YOUR GOAL:
Search the listing below for the string "this" and copy every line where it occurs.

EXTRACTED INFORMATION:
--- Start ---

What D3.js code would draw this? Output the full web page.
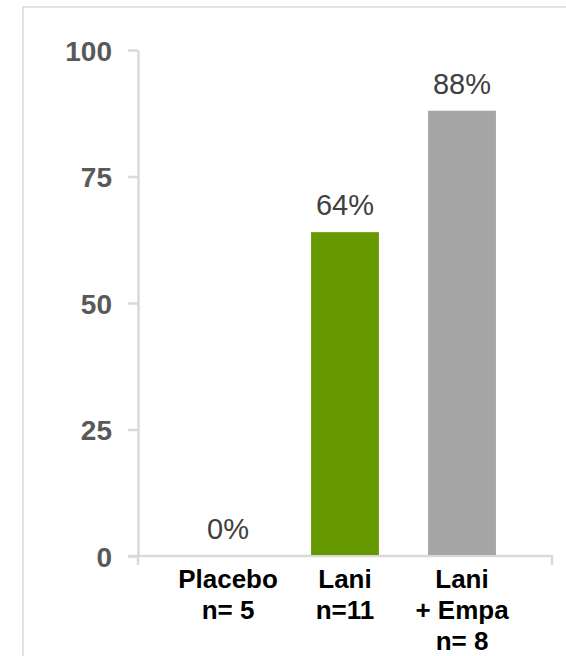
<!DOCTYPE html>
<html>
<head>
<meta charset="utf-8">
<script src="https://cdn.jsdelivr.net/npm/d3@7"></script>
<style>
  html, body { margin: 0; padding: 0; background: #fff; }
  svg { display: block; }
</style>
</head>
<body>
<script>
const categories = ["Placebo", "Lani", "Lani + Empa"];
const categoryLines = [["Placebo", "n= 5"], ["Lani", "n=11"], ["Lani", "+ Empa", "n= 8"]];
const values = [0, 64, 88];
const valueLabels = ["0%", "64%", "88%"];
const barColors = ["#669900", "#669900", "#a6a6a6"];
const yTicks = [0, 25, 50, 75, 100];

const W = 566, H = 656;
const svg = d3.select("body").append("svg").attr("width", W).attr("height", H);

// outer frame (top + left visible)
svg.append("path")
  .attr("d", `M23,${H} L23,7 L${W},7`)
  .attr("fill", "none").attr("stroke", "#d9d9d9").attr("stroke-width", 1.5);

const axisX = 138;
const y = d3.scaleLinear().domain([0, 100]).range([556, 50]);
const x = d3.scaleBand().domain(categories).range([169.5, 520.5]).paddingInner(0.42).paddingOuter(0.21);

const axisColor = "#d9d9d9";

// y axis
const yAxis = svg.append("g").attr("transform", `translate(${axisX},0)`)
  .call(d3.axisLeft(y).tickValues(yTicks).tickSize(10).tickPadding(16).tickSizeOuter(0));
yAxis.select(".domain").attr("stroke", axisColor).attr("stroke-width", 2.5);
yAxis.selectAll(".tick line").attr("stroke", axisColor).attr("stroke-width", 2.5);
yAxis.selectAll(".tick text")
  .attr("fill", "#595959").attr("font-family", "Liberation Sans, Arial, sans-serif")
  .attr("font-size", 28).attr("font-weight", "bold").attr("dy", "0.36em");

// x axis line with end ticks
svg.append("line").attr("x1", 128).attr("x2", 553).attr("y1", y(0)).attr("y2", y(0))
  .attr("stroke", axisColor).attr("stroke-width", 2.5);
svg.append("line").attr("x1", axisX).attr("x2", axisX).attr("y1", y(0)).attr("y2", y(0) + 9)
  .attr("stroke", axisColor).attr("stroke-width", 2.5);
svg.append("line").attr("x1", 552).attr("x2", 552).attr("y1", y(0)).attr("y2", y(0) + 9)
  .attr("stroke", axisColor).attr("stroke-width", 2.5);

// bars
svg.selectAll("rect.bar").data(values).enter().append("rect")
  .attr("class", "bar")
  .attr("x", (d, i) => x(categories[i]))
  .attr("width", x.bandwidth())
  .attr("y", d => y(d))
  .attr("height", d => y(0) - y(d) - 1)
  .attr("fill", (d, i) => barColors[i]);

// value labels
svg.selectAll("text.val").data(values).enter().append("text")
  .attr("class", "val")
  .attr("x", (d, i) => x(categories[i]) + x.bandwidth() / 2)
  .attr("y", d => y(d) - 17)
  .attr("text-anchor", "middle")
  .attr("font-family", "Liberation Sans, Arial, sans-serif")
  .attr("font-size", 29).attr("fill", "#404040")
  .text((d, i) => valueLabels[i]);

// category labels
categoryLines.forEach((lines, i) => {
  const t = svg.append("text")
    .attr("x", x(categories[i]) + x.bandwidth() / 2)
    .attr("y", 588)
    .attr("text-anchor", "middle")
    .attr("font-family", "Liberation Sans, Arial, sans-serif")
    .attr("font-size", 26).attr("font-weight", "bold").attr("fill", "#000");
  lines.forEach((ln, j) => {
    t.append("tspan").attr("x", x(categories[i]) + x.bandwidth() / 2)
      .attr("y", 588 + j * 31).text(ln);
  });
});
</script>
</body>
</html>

--- End ---
--- Start ---

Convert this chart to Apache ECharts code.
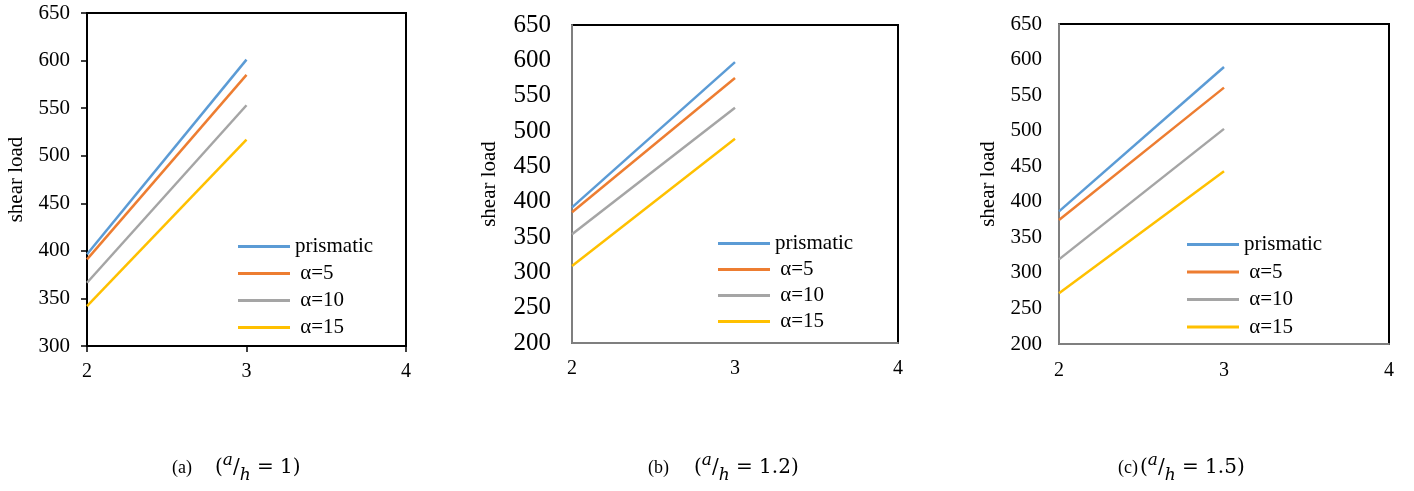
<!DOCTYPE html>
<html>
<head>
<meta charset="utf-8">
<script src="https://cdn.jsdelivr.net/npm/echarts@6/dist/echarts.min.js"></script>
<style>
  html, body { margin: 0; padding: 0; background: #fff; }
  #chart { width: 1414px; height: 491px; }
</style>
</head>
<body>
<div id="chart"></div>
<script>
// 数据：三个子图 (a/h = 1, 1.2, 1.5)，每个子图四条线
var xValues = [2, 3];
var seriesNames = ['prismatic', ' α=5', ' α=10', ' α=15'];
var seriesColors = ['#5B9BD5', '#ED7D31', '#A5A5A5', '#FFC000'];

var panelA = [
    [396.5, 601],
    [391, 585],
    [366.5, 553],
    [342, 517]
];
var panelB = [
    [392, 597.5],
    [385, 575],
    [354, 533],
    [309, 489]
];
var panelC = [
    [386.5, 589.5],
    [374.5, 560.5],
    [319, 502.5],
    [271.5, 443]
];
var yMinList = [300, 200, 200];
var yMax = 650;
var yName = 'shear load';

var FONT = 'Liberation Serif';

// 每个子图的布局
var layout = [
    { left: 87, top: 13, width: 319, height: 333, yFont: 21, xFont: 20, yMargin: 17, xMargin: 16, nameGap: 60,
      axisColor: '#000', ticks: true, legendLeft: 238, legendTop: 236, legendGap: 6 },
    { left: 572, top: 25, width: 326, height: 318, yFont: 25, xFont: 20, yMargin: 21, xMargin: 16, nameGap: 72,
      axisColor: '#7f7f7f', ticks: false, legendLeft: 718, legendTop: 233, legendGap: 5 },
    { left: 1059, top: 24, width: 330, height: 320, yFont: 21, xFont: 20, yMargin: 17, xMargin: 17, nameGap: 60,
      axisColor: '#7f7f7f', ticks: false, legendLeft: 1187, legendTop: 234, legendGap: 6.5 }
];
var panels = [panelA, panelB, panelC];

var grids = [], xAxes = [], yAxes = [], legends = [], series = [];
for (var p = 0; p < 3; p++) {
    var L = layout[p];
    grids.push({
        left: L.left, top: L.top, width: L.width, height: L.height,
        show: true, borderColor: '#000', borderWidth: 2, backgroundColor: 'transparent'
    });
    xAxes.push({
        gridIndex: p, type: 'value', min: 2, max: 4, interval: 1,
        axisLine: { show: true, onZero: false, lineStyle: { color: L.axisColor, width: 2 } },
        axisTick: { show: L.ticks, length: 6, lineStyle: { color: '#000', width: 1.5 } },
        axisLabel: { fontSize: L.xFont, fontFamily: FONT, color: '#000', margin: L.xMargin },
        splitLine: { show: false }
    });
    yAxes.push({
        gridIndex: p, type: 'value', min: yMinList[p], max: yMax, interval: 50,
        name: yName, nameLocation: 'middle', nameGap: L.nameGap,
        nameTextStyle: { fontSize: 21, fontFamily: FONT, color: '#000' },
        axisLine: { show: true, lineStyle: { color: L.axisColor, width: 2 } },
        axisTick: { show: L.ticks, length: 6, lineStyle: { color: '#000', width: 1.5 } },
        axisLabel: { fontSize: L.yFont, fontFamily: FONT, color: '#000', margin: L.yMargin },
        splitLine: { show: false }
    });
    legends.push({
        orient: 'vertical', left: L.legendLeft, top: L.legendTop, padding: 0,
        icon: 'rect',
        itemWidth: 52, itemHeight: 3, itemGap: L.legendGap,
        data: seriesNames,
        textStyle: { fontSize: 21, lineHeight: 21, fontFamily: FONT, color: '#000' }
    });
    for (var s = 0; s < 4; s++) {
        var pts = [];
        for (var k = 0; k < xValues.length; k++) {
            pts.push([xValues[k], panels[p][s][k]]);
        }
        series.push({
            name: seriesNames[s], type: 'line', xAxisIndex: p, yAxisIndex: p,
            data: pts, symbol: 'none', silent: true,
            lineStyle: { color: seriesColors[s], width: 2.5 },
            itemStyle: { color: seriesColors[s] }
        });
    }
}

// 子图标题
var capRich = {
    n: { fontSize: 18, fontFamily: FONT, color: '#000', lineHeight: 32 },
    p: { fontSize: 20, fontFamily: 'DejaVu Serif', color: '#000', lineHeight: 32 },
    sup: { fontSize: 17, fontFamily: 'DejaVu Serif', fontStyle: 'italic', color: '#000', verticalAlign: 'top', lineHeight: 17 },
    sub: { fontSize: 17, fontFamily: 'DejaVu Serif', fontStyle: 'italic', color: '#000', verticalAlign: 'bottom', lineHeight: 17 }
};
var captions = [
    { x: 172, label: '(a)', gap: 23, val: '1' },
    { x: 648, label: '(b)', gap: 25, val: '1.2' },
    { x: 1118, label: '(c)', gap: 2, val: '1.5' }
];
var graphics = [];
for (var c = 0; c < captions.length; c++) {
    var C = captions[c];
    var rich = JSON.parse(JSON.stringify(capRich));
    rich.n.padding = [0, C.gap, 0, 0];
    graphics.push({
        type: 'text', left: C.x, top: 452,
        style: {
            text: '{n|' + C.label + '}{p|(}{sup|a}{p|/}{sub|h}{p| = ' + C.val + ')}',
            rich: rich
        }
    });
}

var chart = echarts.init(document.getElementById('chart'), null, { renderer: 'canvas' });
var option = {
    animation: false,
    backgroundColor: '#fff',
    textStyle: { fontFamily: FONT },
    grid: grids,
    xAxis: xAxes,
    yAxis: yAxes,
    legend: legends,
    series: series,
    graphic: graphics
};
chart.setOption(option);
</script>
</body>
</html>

--- End ---
--- Start ---

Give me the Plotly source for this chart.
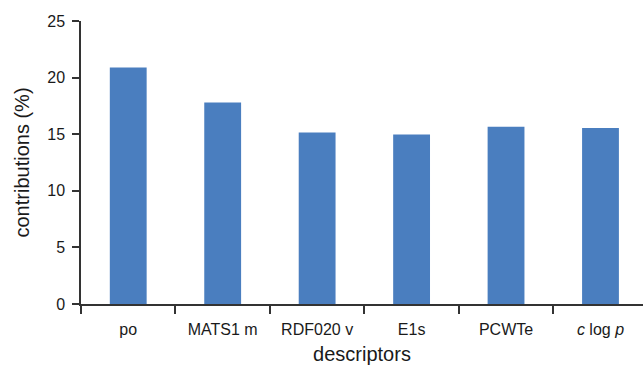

--- End ---

WORKED SOLUTION:
What D3.js code would draw this? Output the full web page.
Convert this chart to Apache ECharts code.
Give me the Plotly source for this chart.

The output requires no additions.